◆ **DIRECTIONS**:
Print only the lines from the top of the data through the line with "(another) at (160,277)", both included, skipping every picture.

═════ THE RECORDS ═════

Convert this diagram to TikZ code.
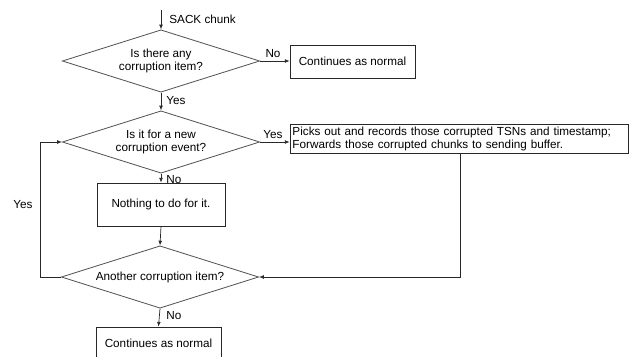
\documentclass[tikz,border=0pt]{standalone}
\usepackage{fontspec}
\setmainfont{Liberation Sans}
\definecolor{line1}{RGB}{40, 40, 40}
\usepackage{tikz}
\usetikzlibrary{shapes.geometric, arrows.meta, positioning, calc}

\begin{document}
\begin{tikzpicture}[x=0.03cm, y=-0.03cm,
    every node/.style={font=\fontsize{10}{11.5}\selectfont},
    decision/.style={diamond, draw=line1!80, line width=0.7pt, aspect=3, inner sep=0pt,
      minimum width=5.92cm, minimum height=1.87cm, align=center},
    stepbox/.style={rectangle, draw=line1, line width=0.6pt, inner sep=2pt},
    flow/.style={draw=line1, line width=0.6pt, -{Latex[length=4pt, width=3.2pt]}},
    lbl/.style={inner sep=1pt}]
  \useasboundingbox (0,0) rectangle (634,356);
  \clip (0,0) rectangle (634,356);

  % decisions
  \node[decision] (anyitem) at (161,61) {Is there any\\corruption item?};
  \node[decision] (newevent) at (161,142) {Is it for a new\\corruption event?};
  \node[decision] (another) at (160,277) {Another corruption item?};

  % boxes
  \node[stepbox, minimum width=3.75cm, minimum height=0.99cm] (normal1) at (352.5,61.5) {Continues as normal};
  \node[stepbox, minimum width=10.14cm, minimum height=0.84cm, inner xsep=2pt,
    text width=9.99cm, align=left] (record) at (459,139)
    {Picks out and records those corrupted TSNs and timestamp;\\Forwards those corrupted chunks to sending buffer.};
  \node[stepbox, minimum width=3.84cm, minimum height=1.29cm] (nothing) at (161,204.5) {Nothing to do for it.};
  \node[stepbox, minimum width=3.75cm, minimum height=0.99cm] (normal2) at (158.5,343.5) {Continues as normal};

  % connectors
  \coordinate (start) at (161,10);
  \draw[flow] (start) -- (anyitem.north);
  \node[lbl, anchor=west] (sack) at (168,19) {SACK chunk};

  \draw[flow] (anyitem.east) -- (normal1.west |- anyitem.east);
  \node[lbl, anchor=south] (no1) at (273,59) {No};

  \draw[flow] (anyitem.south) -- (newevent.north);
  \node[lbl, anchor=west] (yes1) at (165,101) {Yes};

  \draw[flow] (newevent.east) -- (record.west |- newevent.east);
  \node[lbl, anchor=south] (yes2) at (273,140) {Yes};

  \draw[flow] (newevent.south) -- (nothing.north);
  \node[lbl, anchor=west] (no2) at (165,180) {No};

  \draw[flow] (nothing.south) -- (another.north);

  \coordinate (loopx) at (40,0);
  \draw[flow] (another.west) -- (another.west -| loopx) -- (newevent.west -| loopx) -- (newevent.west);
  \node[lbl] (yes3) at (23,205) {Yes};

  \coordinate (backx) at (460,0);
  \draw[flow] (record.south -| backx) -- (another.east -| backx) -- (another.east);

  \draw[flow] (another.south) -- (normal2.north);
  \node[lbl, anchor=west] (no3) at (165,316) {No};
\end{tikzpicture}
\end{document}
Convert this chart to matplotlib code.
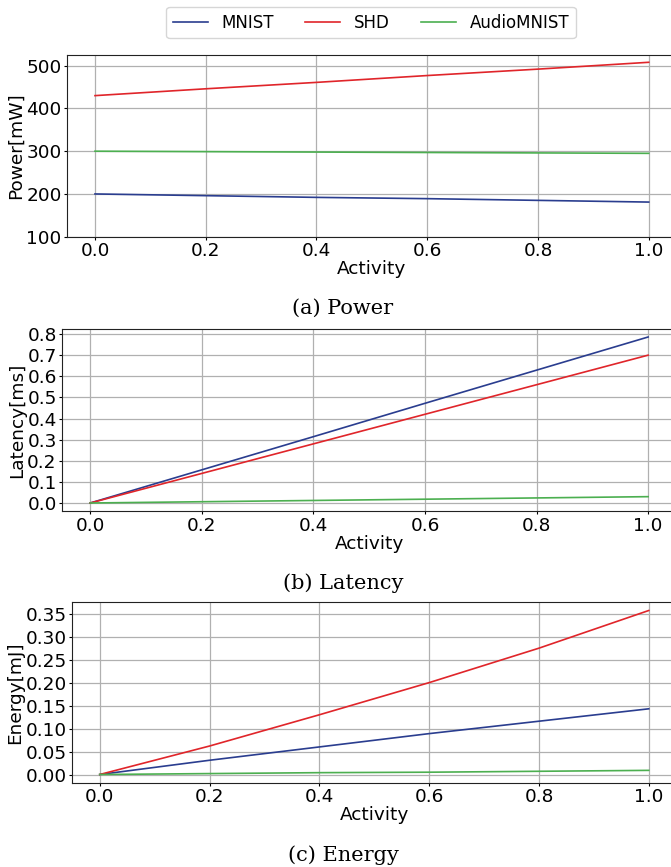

═════

◆ **ANSWER BELOW**:
Convert this diagram to TikZ code.
\documentclass[tikz,border=0pt]{standalone}
\usepackage{fontspec}
\setmainfont{Liberation Sans}
\definecolor{line1}{RGB}{40, 40, 40}
\usepackage{tikz}
\usetikzlibrary{shapes.geometric, arrows.meta, positioning, calc}

\begin{document}
\begin{tikzpicture}[x=0.03cm, y=-0.03cm,
    every node/.style={font=\fontsize{10}{11.5}\selectfont},
    decision/.style={diamond, draw=line1!80, line width=0.7pt, aspect=3, inner sep=0pt,
      minimum width=5.92cm, minimum height=1.87cm, align=center},
    stepbox/.style={rectangle, draw=line1, line width=0.6pt, inner sep=2pt},
    flow/.style={draw=line1, line width=0.6pt, -{Latex[length=4pt, width=3.2pt]}},
    lbl/.style={inner sep=1pt}]
  \useasboundingbox (0,0) rectangle (634,356);
  \clip (0,0) rectangle (634,356);

  % decisions
  \node[decision] (anyitem) at (161,61) {Is there any\\corruption item?};
  \node[decision] (newevent) at (161,142) {Is it for a new\\corruption event?};
  \node[decision] (another) at (160,277) {Another corruption item?};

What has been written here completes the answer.